Tuesday, August 30, 2005

Tragedy on tragedy

Boy, I had a hard time getting to sleep last night...I stayed up till after two o'clock watching the hurricane coverage on CNN and it was disturbing. Really disturbing.

Jeanne Meserve, who I've seen a hundred times on CNN, had called in a report to Aaron Brown earlier in the evening, and they replayed it later. I've never heard a reporter so affected by a tragedy. Her voice was calm but you could hear the horror of what she'd seen that day as she tried to get through the report. You can listen to it here at CNN; click on the link to "watch an emotional account" which seems like a dumb way to describe it, but oh well. I thought she completely conveyed how horrible things are in New Orleans, and she did it in a very personal way.

I also saw a brief local New Orleans interview with a man who was wandering the streets with his two boys, disoriented and in shock. When he told the reporter that his house had broken in half and his wife had been swept away, the reporter burst into tears.

What made it hard for me to sleep was the thought of thousands of people trapped in their homes, in the dark, in the heat, pinned up in the attic with the water rising. The thought absolutely makes me sick--it's like all my worst nightmares come to life. What can you do but pray? Which I did.

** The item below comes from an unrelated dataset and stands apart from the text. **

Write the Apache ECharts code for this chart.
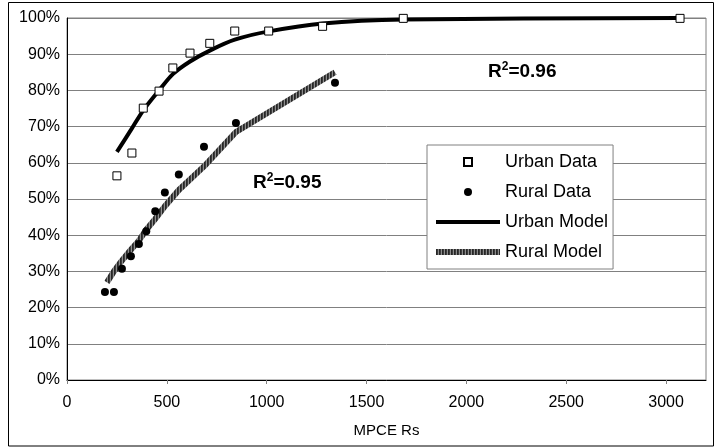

I am not a tragedy junkie. I don't follow coverage of high-profile kidnappings and murders and their subsequent trials. Somehow it feels...unseemly...to receive infotainment from other people's nightmares. But when things like this happen--September 11, the Asian tsunami, hurricanes--it feels important to me to pay attention for a while. Not because there's much of anything I can do personally, but just to show respect, to show that it matters to me what happens to people. To prove it to myself if nothing else. And to pray. So often in life that's all you can do, and to me, sometimes, it feels terribly inadequate in the face of overwhelming catastrophe. I have to hope and believe that what I pray makes a difference somehow. I don't know.

3 comments:

Mimi said...

I can't even comprehend what I'm seeing.

Lord have Mercy, Lord have Mercy, Lord have Mercy!

Anonymous said...

the most "shocking" for me was while I was watching the CBS news tonight, they showed all of these people just "dumped" on an overpass in N.O and this woman said that her husband had died the night before and she tried to tell someone and they just told her, "Move the body away from people" or something like that. They also showed a man who jumped off of the overpass to his death. I also got mad that all of these people were just "dumped" to fend for themselves. Then, the news swung over to Biloxi which was allegedly the "hardest hit" and although those people were suffering, they didn't look nearly as bad as the N.O people. Stores were proving food. People had places to stay. (sigh) Maybe I don't want to move to a coastal city.

Steph said...

I can't imagine being there day in and out reporting. What a horrible job to be there, have to be so strong and to feel so helpless.